Edith fu assistente di Husserl dal 1916 fino al 1918. Non lo rivide più fino al 1930. Preoccupata per il ruolo della donna, della quale fu attiva patrocinatrice in conferenze e scritti, la sua condizione femminile le creò molti problemi per esercitare la docenza. Inoltre, la sua origine ebrea costituì un veto per ottenere l’abilitazione necessaria per insegnare. Ritornò a Breslau e si concentrò sulla redazione di articoli. Tra le sue diverse letture, introdusse quella del Nuovo Testamento e gli Esercizi di sant’Ignazio di Loyola. Nel corso di un breve soggiorno nel domicilio della sua amica Hedwig Conrad-Martius nel 1921, lesse la vita della santa di Avila e una profonda commozione l’invase: “Quando chiusi il libro, mi dissi: questa è la verità”. si battezzò nel gennaio del 1922 ed in febbraio ricevette la cresima. Passò per il duro momento di vedere con quanto dolore sua madre accoglieva la notizia. Volle entrare nel Carmelo, ma neanche questo fu facile. Gli anni seguenti lavorò come insegnante, si dedicò a tradurre testi, tra gli altri, di san Tommaso d’Aquino, a tenere conferenze, e a scrivere opere di grande profondità filosofica.

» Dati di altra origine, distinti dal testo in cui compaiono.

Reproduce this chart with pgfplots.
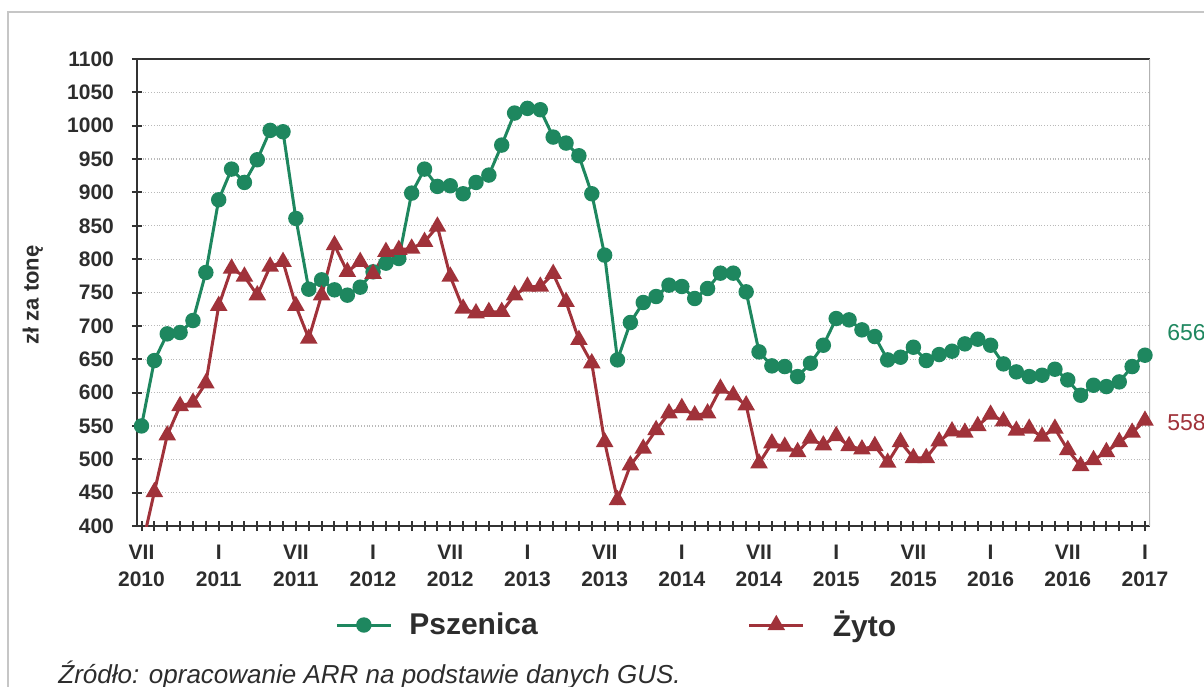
\documentclass[border=0pt]{standalone}
\usepackage{fontspec}
\setmainfont{Liberation Sans}
\usepackage{pgfplots}
\pgfplotsset{compat=1.18}
\definecolor{psz}{RGB}{30,135,95}
\definecolor{zyt}{RGB}{160,50,58}
\definecolor{txt}{RGB}{45,45,45}

\pgfplotstableread{
m v
0 550
1 648
2 688
3 690
4 708
5 780
6 889
7 935
8 915
9 949
10 993
11 991
12 861
13 755
14 769
15 754
16 746
17 758
18 781
19 794
20 801
21 899
22 935
23 909
24 910
25 898
26 915
27 926
28 971
29 1019
30 1026
31 1024
32 983
33 974
34 955
35 898
36 806
37 649
38 705
39 735
40 744
41 761
42 759
43 741
44 756
45 779
46 779
47 751
48 661
49 640
50 639
51 624
52 644
53 671
54 711
55 709
56 694
57 684
58 649
59 653
60 668
61 648
62 657
63 662
64 673
65 680
66 671
67 643
68 631
69 624
70 626
71 635
72 619
73 596
74 611
75 609
76 616
77 639
78 656
}\pszenica

\pgfplotstableread{
m v
0 366
1 451
2 536
3 580
4 585
5 614
6 730
7 786
8 774
9 746
10 789
11 796
12 730
13 681
14 746
15 821
16 781
17 796
18 778
19 811
20 814
21 816
22 826
23 849
24 774
25 726
26 719
27 721
28 721
29 746
30 759
31 759
32 778
33 736
34 679
35 644
36 526
37 439
38 491
39 516
40 544
41 569
42 577
43 566
44 569
45 606
46 596
47 581
48 494
49 524
50 519
51 511
52 531
53 521
54 535
55 520
56 515
57 520
58 495
59 526
60 502
61 502
62 527
63 542
64 540
65 550
66 567
67 557
68 543
69 546
70 534
71 546
72 514
73 490
74 499
75 511
76 526
77 540
78 558
}\zyto

\begin{document}
\begin{tikzpicture}
\useasboundingbox (0pt,0pt) rectangle (602pt,343pt);
\draw[gray!45, line width=1pt] (4pt,-5pt) -- (4pt,337pt) -- (610pt,337pt);
\begin{axis}[
  at={(68.5pt,80pt)}, anchor=south west,
  width=506.5pt, height=233.5pt, scale only axis,
  xmin=-0.35, xmax=78.39, ymin=400, ymax=1100,
  axis x line*=box, axis y line*=left,
  ytick={400,450,...,1100},
  xtick={0,...,78},
  xticklabels={{VII\\2010},{},{},{},{},{},{I\\2011},{},{},{},{},{},{VII\\2011},{},{},{},{},{},{I\\2012},{},{},{},{},{},{VII\\2012},{},{},{},{},{},{I\\2013},{},{},{},{},{},{VII\\2013},{},{},{},{},{},{I\\2014},{},{},{},{},{},{VII\\2014},{},{},{},{},{},{I\\2015},{},{},{},{},{},{VII\\2015},{},{},{},{},{},{I\\2016},{},{},{},{},{},{VII\\2016},{},{},{},{},{},{I\\2017}},
  xtick pos=bottom, ytick pos=left,
  tick align=center,
  major tick length=5pt,
  xtick style={line width=1pt, black!80},
  ytick style={line width=1pt, black!80},
  axis line style={black!80, line width=1pt},
  ymajorgrids,
  grid style={densely dotted, gray!55, line width=0.6pt},
  /pgf/number format/assume math mode=true,
  /pgf/number format/1000 sep={},
  scaled y ticks=false,
  yticklabel style={font=\bfseries\fontsize{10.5}{12}\selectfont, text=txt, xshift=-5.5pt},
  x tick label style={font=\bfseries\fontsize{10.5}{13.5}\selectfont, text=txt, align=center, yshift=-3.5pt},
  ylabel={zł za tonę},
  ylabel style={at={(axis description cs:-0.1027,0.4946)}, anchor=center, font=\bfseries\fontsize{11}{12}\selectfont, text=txt},
  legend columns=2,
  legend style={at={(axis description cs:0.1895,-0.212)}, anchor=west, draw=none, fill=none,
    font=\bfseries\fontsize{15}{16}\selectfont, text=txt,
    nodes={inner sep=0pt},
    /tikz/every odd column/.append style={column sep=8.5pt},
    /tikz/every even column/.append style={column sep=105pt}},
  legend image code/.code={\draw[mark repeat=2,mark phase=2,#1] plot coordinates {(0pt,0pt)(13.5pt,0pt)(27pt,0pt)};},
]
\draw[gray!60, line width=0.7pt] (rel axis cs:1,0) -- (rel axis cs:1,1);
\addplot[color=psz, line width=1.5pt, mark=*, mark size=3.1pt, mark options={solid, fill=psz}] table[x=m,y=v] {\pszenica};
\addlegendentry{Pszenica}
\addplot[color=zyt, line width=1.5pt, mark=triangle*, mark size=3.6pt, mark options={solid, fill=zyt}] table[x=m,y=v] {\zyto};
\addlegendentry{\hspace{5.5pt}Żyto}
\end{axis}
\node[anchor=west, text=psz, font=\fontsize{11.5}{13}\selectfont, inner sep=0pt] at (583.5pt,176.5pt) {656};
\node[anchor=west, text=zyt, font=\fontsize{11.5}{13}\selectfont, inner sep=0pt] at (583.5pt,131.5pt) {558};
\node[anchor=base west, text=txt, font=\itshape\fontsize{13}{15}\selectfont, inner sep=0pt] at (29pt,1.5pt) {Źródło: opracowanie ARR na podstawie danych GUS.};
\end{tikzpicture}
\end{document}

Nel 1933, quando l’olocausto ebreo era già esploso, le aprirono le porte del Carmelo di Colonia. Ritornò a casa sua e salutò sua madre in mezzo ad una indicibile sofferenza. Le lacrime di entrambe, rotolando sulle loro guance, non erano più che la pallida ombra di due cuori che, senza rompersi mai, seguivano due cammini di fede divergenti. Quando Edith abbandonò la sua casa, insieme al peso dell’offerta che fece a Cristo, brillava con inusitata forza la lucerna della speranza evangelica: “Chiunque lascerà suo padre e sua madre…”. Sapeva che quei brandelli della sua vita andavano riconvertendosi in otri nuovi nel momento in cui si allontanava dai suoi per addentrarsi nel suo appassionante destino. Prese l’abito nel 1934, a 42 anni, ed il nome di Teresa Benedetta della Croce. Nel 1936 terminava la sua emblematica opera “Essere finito ed essere eterno”. Professò nell’aprile del 1938 e in quello stesso mese moriva Husserl.
La sua mirabile vita, forgiata da lavoro, umiltà, orazione e sacrifici continuava a svilupparsi in questo convento e poi in quello olandese di Echt dalla fine del 1938. Fino a che il 2 agosto 1942 i nazisti fermarono lei e sua sorella Rosa che aveva seguito il suo esempio ed era portinaia del convento. “Vieni, andiamo per il nostro popolo”, le disse. In “Amore per la croce” aveva scritto: “Solo può aspirare all’espiazione colui che tiene gli occhi dello spirito aperti al senso soprannaturale degli avvenimenti del mondo; questo risulta possibile solo negli uomini nei quali abita lo Spirito di Cristo, uomini che, come membri del Capo, trovano in Lui la vita, la forza, il senso e la direzione”. Da Amersfoort passarono al campo di stermino di Westerbork. Recluse lì fino al 7 agosto, il 9 le trasportarono ad Auschwitz-Birkenau insieme a 987 ebrei, finendo sacrificate nella camera a gas. Di fronte all’ignominia e all’ingiustizia senza senso della Shoah, Edith trovò ai piedi della croce la luce redentrice di Cristo.
Giovanni Paolo II la beatificò il 1° maggio 1987, e la canonizzò l’11 ottobre 1998. Il 12 Luglio 1999 la proclamò compatrona d’Europa.